Seoul — For most of her life, Kim Hui Suk had spouted the sayings of North Korea's founder Kim Il Sung and never for a moment harbored a doubt: Capitalists were the enemy. Individualism was evil.
But then disaster rained down on her hometown, Chongjin, on North Korea's remote east coast. Factories ran out of fuel. Food rations stopped. Watching her family slowly succumb to the famine -- her mother-in-law, husband and son eventually would die of starvation -- Kim realized she had to change.
Once a stickler for following the rules, she bribed a bureaucrat so she could sell her apartment. Then, with no business skills other than the ability to calculate on an abacus, she used the proceeds of the sale to set herself up in a black market business, hawking biscuits and moonshine she brewed from corn.
Kim could have been sent away for life for such crimes. But obeying the rules would have meant a death sentence.
"The simple and kind-hearted people who did what they were told -- they were the first to die of starvation," said Kim, a soft-spoken grandmother who now lives in South Korea and has adopted a new name to protect family members still in the North.
The famine that killed 2 million North Koreans in the mid-1990s and the death of the nation's founder, Kim Il Sung, in 1994 sparked vast changes across the secretive communist country.
Markets are springing up in the shadows of abandoned factories, foreign influences are breaching the borders, inflation is soaring and corruption is rampant. A small nouveau riche class has emerged, even as a far larger group has been forced to trade away everything for food.

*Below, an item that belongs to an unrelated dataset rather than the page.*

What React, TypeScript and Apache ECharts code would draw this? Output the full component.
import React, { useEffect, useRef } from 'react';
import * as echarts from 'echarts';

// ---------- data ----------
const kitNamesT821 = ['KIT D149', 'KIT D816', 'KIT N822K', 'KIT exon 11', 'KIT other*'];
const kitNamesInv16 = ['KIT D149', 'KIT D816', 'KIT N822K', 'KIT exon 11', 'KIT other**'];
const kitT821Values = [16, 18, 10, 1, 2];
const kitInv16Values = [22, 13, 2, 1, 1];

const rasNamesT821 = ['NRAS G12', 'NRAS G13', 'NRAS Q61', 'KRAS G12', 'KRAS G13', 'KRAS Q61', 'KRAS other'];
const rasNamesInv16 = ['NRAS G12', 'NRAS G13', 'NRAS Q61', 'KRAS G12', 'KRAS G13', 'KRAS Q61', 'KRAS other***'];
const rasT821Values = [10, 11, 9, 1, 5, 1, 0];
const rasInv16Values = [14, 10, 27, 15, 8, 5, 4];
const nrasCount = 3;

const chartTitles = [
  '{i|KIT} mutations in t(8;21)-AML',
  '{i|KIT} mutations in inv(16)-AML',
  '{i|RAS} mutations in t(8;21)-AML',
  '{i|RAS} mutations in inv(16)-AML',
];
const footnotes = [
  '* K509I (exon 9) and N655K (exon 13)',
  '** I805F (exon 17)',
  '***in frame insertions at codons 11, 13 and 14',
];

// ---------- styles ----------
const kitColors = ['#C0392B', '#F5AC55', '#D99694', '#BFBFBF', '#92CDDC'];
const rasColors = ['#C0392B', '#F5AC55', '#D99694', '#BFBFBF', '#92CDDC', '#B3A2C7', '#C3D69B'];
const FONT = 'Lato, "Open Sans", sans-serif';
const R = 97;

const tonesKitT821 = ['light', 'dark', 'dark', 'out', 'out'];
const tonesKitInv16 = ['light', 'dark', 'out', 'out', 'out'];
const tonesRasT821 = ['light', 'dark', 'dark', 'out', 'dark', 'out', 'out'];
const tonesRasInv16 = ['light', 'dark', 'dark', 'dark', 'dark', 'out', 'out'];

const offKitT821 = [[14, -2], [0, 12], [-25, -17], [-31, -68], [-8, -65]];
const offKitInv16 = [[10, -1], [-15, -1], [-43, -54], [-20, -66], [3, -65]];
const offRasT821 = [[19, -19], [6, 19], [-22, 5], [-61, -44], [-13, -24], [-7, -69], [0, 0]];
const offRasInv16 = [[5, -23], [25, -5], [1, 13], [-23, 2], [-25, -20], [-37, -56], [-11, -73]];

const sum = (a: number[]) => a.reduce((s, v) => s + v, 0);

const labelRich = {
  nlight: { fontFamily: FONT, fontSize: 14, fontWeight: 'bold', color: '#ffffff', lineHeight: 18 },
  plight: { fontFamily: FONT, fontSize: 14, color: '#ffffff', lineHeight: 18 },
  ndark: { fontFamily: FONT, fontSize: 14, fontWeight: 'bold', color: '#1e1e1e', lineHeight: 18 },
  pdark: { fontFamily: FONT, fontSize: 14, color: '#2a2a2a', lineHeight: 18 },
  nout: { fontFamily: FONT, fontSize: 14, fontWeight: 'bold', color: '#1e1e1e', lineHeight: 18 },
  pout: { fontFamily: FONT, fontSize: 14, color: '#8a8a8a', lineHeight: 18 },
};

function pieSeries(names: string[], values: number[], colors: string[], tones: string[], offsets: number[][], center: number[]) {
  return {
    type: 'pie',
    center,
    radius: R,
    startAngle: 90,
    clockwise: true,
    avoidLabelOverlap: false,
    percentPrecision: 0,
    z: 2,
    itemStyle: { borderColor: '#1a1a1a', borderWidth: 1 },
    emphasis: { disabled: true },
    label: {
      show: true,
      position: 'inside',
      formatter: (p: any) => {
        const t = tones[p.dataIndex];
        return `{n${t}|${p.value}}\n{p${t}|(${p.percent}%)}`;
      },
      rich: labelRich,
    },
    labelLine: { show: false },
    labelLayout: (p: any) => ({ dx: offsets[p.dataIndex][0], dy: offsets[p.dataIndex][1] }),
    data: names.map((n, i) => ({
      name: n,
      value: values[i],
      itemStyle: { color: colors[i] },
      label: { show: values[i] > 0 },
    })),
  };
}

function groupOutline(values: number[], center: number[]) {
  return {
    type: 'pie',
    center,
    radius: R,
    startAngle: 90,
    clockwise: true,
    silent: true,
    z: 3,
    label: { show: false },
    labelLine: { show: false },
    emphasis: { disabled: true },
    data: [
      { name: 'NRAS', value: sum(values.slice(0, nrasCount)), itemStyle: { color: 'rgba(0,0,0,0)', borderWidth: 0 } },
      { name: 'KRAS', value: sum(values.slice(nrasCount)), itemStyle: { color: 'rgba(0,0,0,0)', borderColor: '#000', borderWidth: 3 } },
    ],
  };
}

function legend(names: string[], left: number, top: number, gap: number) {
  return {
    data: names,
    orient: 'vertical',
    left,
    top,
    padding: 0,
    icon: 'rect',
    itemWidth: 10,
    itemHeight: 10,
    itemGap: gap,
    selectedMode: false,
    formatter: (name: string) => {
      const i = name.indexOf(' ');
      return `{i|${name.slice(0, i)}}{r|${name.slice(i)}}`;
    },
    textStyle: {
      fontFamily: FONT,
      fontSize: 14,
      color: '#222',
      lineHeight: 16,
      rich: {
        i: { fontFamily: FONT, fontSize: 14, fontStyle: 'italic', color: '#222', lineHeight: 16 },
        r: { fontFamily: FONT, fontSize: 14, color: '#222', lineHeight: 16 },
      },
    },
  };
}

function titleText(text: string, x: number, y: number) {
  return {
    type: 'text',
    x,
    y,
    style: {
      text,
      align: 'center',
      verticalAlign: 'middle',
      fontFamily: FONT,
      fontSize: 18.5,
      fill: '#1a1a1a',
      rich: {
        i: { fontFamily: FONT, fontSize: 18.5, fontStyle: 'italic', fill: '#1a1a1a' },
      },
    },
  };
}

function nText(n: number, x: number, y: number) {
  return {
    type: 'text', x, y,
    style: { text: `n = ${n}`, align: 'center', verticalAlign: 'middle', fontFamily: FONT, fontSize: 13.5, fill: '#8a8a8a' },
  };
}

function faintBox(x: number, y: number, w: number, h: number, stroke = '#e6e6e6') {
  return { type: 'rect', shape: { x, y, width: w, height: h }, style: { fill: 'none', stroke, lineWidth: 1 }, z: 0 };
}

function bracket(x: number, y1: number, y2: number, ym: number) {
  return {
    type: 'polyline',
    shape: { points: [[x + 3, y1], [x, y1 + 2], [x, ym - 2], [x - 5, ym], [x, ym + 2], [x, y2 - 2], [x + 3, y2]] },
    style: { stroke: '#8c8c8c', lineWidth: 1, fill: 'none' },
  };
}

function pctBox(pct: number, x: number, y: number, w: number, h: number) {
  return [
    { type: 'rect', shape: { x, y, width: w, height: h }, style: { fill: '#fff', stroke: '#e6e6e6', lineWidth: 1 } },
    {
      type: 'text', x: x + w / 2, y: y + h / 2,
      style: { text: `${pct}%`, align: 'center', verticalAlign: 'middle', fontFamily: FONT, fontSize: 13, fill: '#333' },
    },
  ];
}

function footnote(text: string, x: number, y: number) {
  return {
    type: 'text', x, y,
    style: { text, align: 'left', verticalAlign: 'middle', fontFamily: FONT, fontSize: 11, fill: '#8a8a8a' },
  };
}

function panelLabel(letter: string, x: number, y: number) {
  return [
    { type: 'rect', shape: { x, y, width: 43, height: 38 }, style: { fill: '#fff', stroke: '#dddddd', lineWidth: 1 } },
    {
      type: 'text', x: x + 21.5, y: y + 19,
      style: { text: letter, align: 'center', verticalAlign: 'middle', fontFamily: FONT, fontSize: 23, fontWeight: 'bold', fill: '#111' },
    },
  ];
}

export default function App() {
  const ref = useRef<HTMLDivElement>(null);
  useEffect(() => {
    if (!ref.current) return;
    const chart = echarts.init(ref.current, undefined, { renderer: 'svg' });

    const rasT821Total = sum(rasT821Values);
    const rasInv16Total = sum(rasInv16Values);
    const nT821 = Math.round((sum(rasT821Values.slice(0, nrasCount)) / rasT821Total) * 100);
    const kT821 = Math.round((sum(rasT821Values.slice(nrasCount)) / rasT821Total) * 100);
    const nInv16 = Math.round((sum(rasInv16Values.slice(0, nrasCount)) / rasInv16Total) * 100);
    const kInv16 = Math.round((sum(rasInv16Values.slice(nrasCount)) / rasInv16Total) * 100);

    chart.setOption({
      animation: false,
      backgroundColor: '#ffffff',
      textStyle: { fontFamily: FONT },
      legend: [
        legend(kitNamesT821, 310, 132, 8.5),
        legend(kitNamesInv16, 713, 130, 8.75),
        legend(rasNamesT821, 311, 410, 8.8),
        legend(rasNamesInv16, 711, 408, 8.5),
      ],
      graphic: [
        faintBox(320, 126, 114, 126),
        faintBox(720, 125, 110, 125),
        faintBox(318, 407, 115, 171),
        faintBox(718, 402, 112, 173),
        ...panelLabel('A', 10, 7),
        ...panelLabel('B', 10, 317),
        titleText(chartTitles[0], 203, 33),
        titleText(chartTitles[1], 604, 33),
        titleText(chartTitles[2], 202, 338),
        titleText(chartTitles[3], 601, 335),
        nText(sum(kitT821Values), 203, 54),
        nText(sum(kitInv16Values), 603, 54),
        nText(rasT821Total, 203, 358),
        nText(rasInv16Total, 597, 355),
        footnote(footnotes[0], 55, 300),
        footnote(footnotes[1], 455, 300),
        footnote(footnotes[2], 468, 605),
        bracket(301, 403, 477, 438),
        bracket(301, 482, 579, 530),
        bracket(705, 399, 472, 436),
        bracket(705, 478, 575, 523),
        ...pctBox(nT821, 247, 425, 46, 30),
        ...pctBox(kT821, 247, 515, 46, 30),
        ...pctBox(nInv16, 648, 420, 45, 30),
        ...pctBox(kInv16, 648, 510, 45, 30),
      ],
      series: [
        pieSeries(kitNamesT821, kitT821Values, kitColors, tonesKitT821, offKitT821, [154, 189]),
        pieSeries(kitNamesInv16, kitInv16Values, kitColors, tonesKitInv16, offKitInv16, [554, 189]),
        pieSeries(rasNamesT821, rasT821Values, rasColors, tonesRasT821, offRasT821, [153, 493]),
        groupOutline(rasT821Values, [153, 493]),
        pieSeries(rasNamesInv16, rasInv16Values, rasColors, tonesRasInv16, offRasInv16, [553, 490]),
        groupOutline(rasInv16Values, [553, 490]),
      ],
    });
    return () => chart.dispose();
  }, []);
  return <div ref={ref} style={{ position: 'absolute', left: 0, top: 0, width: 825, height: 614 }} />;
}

This is the picture of life in North Korea as painted by more than 30 people from Chongjin, the nation's thirdlargest city. Some are defectors living in South Korea. Others were interviewed in China, which they had entered illegally to work or beg. Accounts of aid workers and videos taken illegally in Chongjin by disgruntled residents were also used to prepare this report.
Although the North Korean regime has a reputation as the ultimate Big Brother, people from Chongjin say the public pays less and less heed to what the government says. There is little that might be called political dissent, but residents describe a pervasive sense of disillusionment that remains largely unspoken.